Test and training data
subsets are created using createFolds
.
To account for uncertainty in parameter estimates and in random fold generation, it is recommended
to perform cross-validation multiple times (by controlling the n_fold_runs
argument) using
cv_MRF_diag_rep
to supply a single cached model and that model's predictions.
This is useful for optimising a single model (using cv.glmnet
) and testing
this model's predictive performance across many test subsets. Alternatively, one can run
cv_MRF_diag
many times to fit different models in each iteration. This will be slower but
technically more sound
Value
If plot = TRUE
, a ggplot2
object is returned. This will be
a plot containing boxplots of predictive metrics across test sets using the
optimised model (see cv.glmnet
for further details of lambda1
optimisation). If plot = FALSE
, a matrix of prediction metrics is returned.
References
Clark, NJ, Wells, K and Lindberg, O. Unravelling changing interspecific interactions across environmental gradients using Markov random fields. (2018). Ecology doi: 10.1002/ecy.2221 Full text here.
See Also
MRFcov
,
predict_MRF
,
cv.glmnet
Examples
data("Bird.parasites")
# Generate boxplots of model predictive metrics
cv_MRF_diag(data = Bird.parasites, n_nodes = 4,
n_cores = 1, family = 'binomial')
# Generate boxplots comparing the CRF to an MRF model (no covariates)

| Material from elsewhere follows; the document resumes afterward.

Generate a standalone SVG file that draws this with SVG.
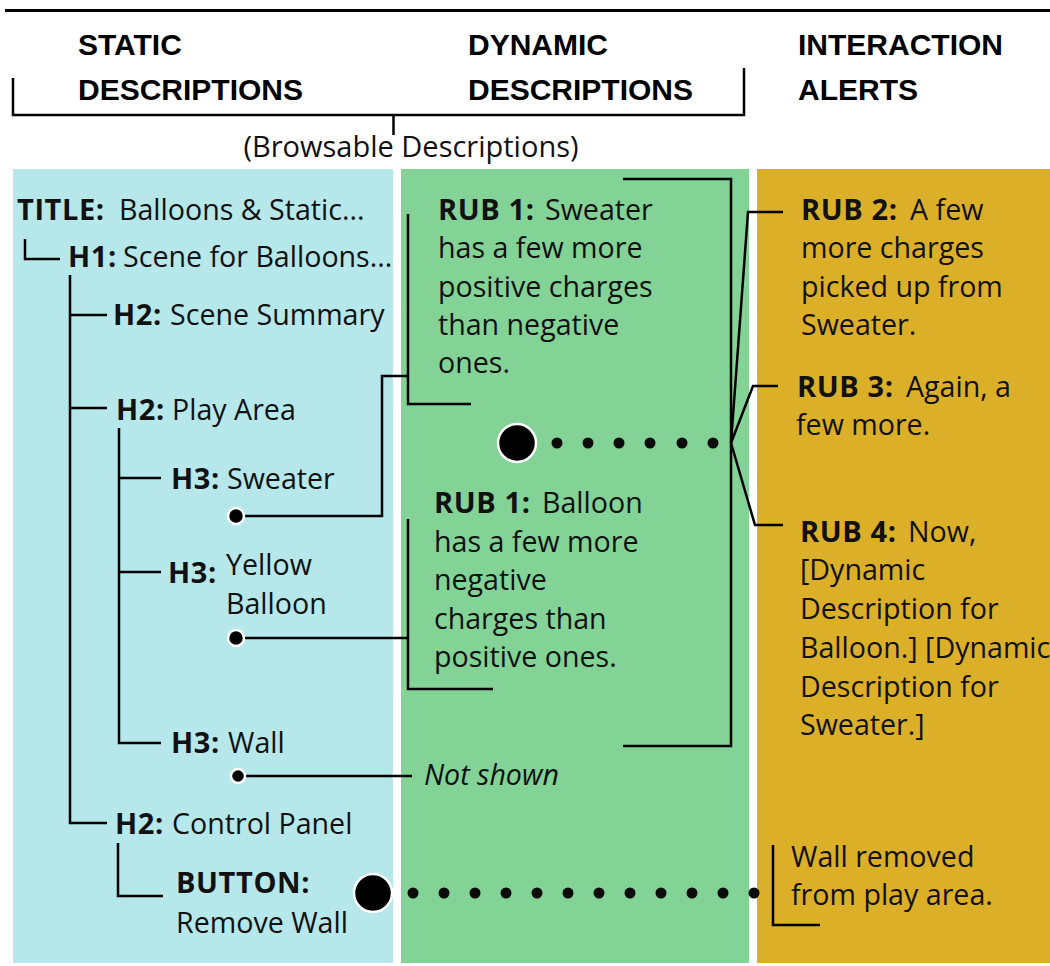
<svg xmlns="http://www.w3.org/2000/svg" width="1050" height="966" viewBox="0 0 1050 966">
  <style>
    .ln { fill: none; stroke: #000; stroke-width: 2.5; }
    .dot { fill: #000; stroke: #fff; stroke-width: 2.5; }
    .sd { fill: #0b0b0b; }
    .t { font-family: "Open Sans", "Noto Sans", sans-serif; font-size: 28.6px; fill: #111; }
    .b { font-weight: bold; font-size: 29px; letter-spacing: 0.6px; }
    .i { font-style: italic; }
    .hd { font-family: "Liberation Sans", Arial, sans-serif; font-weight: bold; font-size: 30px; fill: #000; }
    .sub { font-family: "Open Sans", "Noto Sans", sans-serif; font-size: 29px; fill: #111; }
  </style>

  <rect width="1050" height="966" fill="#fff"/>

  <!-- column backgrounds -->
  <g id="columns">
    <rect x="13" y="169" width="380" height="794" fill="#b6e7eb"/>
    <rect x="401" y="169" width="348" height="794" fill="#84d396"/>
    <rect x="757" y="169" width="293" height="794" fill="#dcaf28"/>
  </g>

  <!-- column headings -->
  <g id="headings">
    <line x1="5" y1="10.5" x2="1050" y2="10.5" stroke="#000" stroke-width="3"/>
    <text class="hd" x="78" y="55">STATIC</text>
    <text class="hd" x="78" y="100">DESCRIPTIONS</text>
    <text class="hd" x="468" y="55">DYNAMIC</text>
    <text class="hd" x="468" y="100">DESCRIPTIONS</text>
    <text class="hd" x="798" y="55">INTERACTION</text>
    <text class="hd" x="798" y="100">ALERTS</text>
    <path class="ln" d="M13 78 V115 H744 V68 M393.5 115 V135" stroke-width="2"/>
    <text class="sub" x="411" y="157" text-anchor="middle">(Browsable Descriptions)</text>
  </g>

  <!-- connectors -->
  <g id="connectors">
    <!-- static tree -->
    <path class="ln" d="M25 239 V259 H60"/>
    <path class="ln" d="M70 275 V823 H107"/>
    <path class="ln" d="M70 315 H107 M70 408 H107"/>
    <path class="ln" d="M119 428 V743 H161"/>
    <path class="ln" d="M119 478 H161 M119 572 H161"/>
    <path class="ln" d="M118 843 V896 H163"/>
    <!-- links to dynamic descriptions -->
    <path class="ln" d="M244 516 H382 V376 H408"/>
    <path class="ln" d="M408 214 V404 H471"/>
    <path class="ln" d="M244 638 H408"/>
    <path class="ln" d="M408 519 V689 H493"/>
    <path class="ln" d="M245 776 H412"/>
    <!-- bracket around the rub descriptions and fan-out to alerts -->
    <path class="ln" d="M623 179 H731 V746 H623"/>
    <path class="ln" d="M731 443 L748 212 H783"/>
    <path class="ln" d="M731 443 L753 386 H778"/>
    <path class="ln" d="M731 443 L755 525 H783"/>
    <!-- alert bracket for the button -->
    <path class="ln" d="M773 845 V925 H820"/>
    <!-- dotted interaction paths -->
    <g class="sd">
      <circle cx="557" cy="443" r="5.5"/>
      <circle cx="588" cy="443" r="5.5"/>
      <circle cx="619" cy="443" r="5.5"/>
      <circle cx="650" cy="443" r="5.5"/>
      <circle cx="682" cy="443" r="5.5"/>
      <circle cx="713" cy="443" r="5.5"/>
      <circle cx="413" cy="893" r="5.5"/>
      <circle cx="444" cy="893" r="5.5"/>
      <circle cx="475" cy="893" r="5.5"/>
      <circle cx="506" cy="893" r="5.5"/>
      <circle cx="537" cy="893" r="5.5"/>
      <circle cx="568" cy="893" r="5.5"/>
      <circle cx="599" cy="893" r="5.5"/>
      <circle cx="630" cy="893" r="5.5"/>
      <circle cx="661" cy="893" r="5.5"/>
      <circle cx="692" cy="893" r="5.5"/>
      <circle cx="723" cy="893" r="5.5"/>
      <circle cx="754" cy="893" r="5.5"/>
    </g>
  </g>

  <!-- static description tree -->
  <g id="title">
    <text class="t" y="220"><tspan class="b" x="17">TITLE:</tspan><tspan x="119">Balloons &amp; Static...</tspan></text>
  </g>
  <g id="h1-scene">
    <text class="t" y="267"><tspan class="b" x="68">H1:</tspan><tspan x="123">Scene for Balloons...</tspan></text>
  </g>
  <g id="h2-summary">
    <text class="t" y="325"><tspan class="b" x="113">H2:</tspan><tspan x="170">Scene Summary</tspan></text>
  </g>
  <g id="h2-play-area">
    <text class="t" y="420"><tspan class="b" x="116">H2:</tspan><tspan x="172">Play Area</tspan></text>
  </g>
  <g id="h3-sweater">
    <text class="t" y="489"><tspan class="b" x="171">H3:</tspan><tspan x="227">Sweater</tspan></text>
    <circle class="dot" cx="236" cy="516" r="8"/>
  </g>
  <g id="h3-balloon">
    <text class="t b" x="168" y="583">H3:</text>
    <text class="t" x="226" y="575">Yellow</text>
    <text class="t" x="226" y="614">Balloon</text>
    <circle class="dot" cx="236" cy="638" r="8"/>
  </g>
  <g id="h3-wall">
    <text class="t" y="753"><tspan class="b" x="171">H3:</tspan><tspan x="228">Wall</tspan></text>
    <circle class="dot" cx="238" cy="776" r="7"/>
  </g>
  <g id="h2-control-panel">
    <text class="t" y="834"><tspan class="b" x="115">H2:</tspan><tspan x="172">Control Panel</tspan></text>
  </g>
  <g id="button-remove-wall">
    <text class="t b" x="176" y="893">BUTTON:</text>
    <text class="t" x="176" y="933">Remove Wall</text>
    <circle class="dot" cx="373" cy="893" r="19"/>
  </g>

  <!-- dynamic descriptions -->
  <g id="rub1-sweater">
    <text class="t">
      <tspan x="438" y="220" class="b">RUB 1:</tspan><tspan x="545" y="220">Sweater</tspan>
      <tspan x="438" y="258">has a few more</tspan>
      <tspan x="438" y="297">positive charges</tspan>
      <tspan x="438" y="335">than negative</tspan>
      <tspan x="438" y="373">ones.</tspan>
    </text>
  </g>
  <g id="rub-trigger">
    <circle class="dot" cx="517" cy="443" r="19"/>
  </g>
  <g id="rub1-balloon">
    <text class="t">
      <tspan x="434" y="513" class="b">RUB 1:</tspan><tspan x="542" y="513">Balloon</tspan>
      <tspan x="434" y="552">has a few more</tspan>
      <tspan x="434" y="590">negative</tspan>
      <tspan x="434" y="629">charges than</tspan>
      <tspan x="434" y="667">positive ones.</tspan>
    </text>
  </g>
  <g id="wall-not-shown">
    <text class="t i" x="424" y="785">Not shown</text>
  </g>

  <!-- interaction alerts -->
  <g id="rub2">
    <text class="t">
      <tspan x="801" y="220" class="b">RUB 2:</tspan><tspan x="910" y="220">A few</tspan>
      <tspan x="801" y="258">more charges</tspan>
      <tspan x="801" y="297">picked up from</tspan>
      <tspan x="801" y="335">Sweater.</tspan>
    </text>
  </g>
  <g id="rub3">
    <text class="t">
      <tspan x="797" y="397" class="b">RUB 3:</tspan><tspan x="906" y="397">Again, a</tspan>
      <tspan x="796" y="435">few more.</tspan>
    </text>
  </g>
  <g id="rub4">
    <text class="t">
      <tspan x="800" y="542" class="b">RUB 4:</tspan><tspan x="908" y="542">Now,</tspan>
      <tspan x="800" y="580">[Dynamic</tspan>
      <tspan x="800" y="619">Description for</tspan>
      <tspan x="800" y="658">Balloon.] [Dynamic</tspan>
      <tspan x="800" y="697">Description for</tspan>
      <tspan x="800" y="735">Sweater.]</tspan>
    </text>
  </g>
  <g id="wall-removed">
    <text class="t">
      <tspan x="791" y="867">Wall removed</tspan>
      <tspan x="791" y="905">from play area.</tspan>
    </text>
  </g>
</svg>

cv_MRF_diag(data = Bird.parasites, n_nodes = 4,
n_cores = 1, family = 'binomial',
compare_null = TRUE)
# Replicate 10-fold cross-validation 10 times
cv.preds <- cv_MRF_diag_rep(data = Bird.parasites, n_nodes = 4,
n_cores = 1, family = 'binomial',
compare_null = TRUE,
plot = FALSE, n_fold_runs = 10)
# Plot model sensitivity and % true predictions
library(ggplot2)
gridExtra::grid.arrange(
ggplot(data = cv.preds, aes(y = mean_sensitivity, x = model)) +
geom_boxplot() + theme(axis.text.x = ggplot2::element_blank()) +
labs(x = ''),
ggplot(data = cv.preds, aes(y = mean_tot_pred, x = model)) +
geom_boxplot(),
ncol = 1,
heights = c(1, 1))
# Create some sample Poisson data with strong correlations
cov <- rnorm(500, 0.2)
cov2 <- rnorm(500, 1)
sp.2 <- rpois(500, lambda = exp(1.5 + (cov * 0.9)))
poiss.dat <- data.frame(sp.1 = rpois(500, lambda = exp(0.5 + (cov * 0.3))),
sp.2 = sp.2,
sp.3 = rpois(500, lambda = exp(log(sp.2 + 1) + (cov * -0.5))),
cov = cov,
cov2 = cov2)
# A CRF should produce a better fit (lower deviance, lower MSE)
cvMRF.poiss <- cv_MRF_diag(data = poiss.dat, n_nodes = 3,
n_folds = 10,
family = 'poisson',
compare_null = TRUE, plot = TRUE)